Sache que je n’ai jamais redouté le lundi matin, parce que je savais que j’allais faire le métier que j’avais choisi et surtout parce que je savais que j’allais te revoir.

J’allais te revoir, toi : Aminata, Elsa, Marko, Célia, Ouassila, Dylan, Rémy, Jérémy, Mamou, Mohammed, Daniel, Oumou, Hugo, Hassane, Emie, Sarah, Elodie, Ines et tous les autres.

Tu sais, un prof, ça a un petit cœur d’artichaut. Cela ne se fait pas de le dire, mais c’est vrai. Je suis reconnaissante d’avoir croisé ton chemin.

Je sais que je vais en croiser plein d’autres des chemins. C’est cela mon métier : croiser 150 parcours de vie par année. Parfois les suivre pendant trois ou quatre ans. Et puis les laisser faire leur vie.

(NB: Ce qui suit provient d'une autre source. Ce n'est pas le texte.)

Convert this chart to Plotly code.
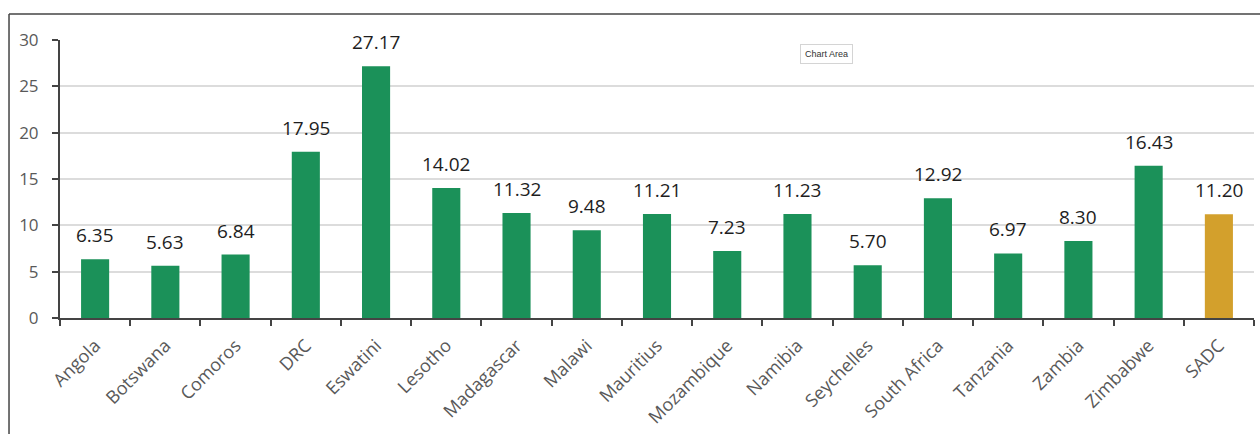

Puisqu’on se quitte cette année, je te souhaite un parcours de vie aussi riche que celui que j’ai connu ces deux dernières années. J’espère que tes angoisses se calmeront sur ton avenir. Tu es capable de bien plus que ce que tu crois. Je te souhaite le meilleur, avec un peu d’histoire et de géographie, quand même.

Et peut-être que toi aussi, tu repenseras à ta professeure de Première, comme moi je repense à la mienne, qui nous a quitté il y a quelques années… Mais qui reste vivante dans mon esprit.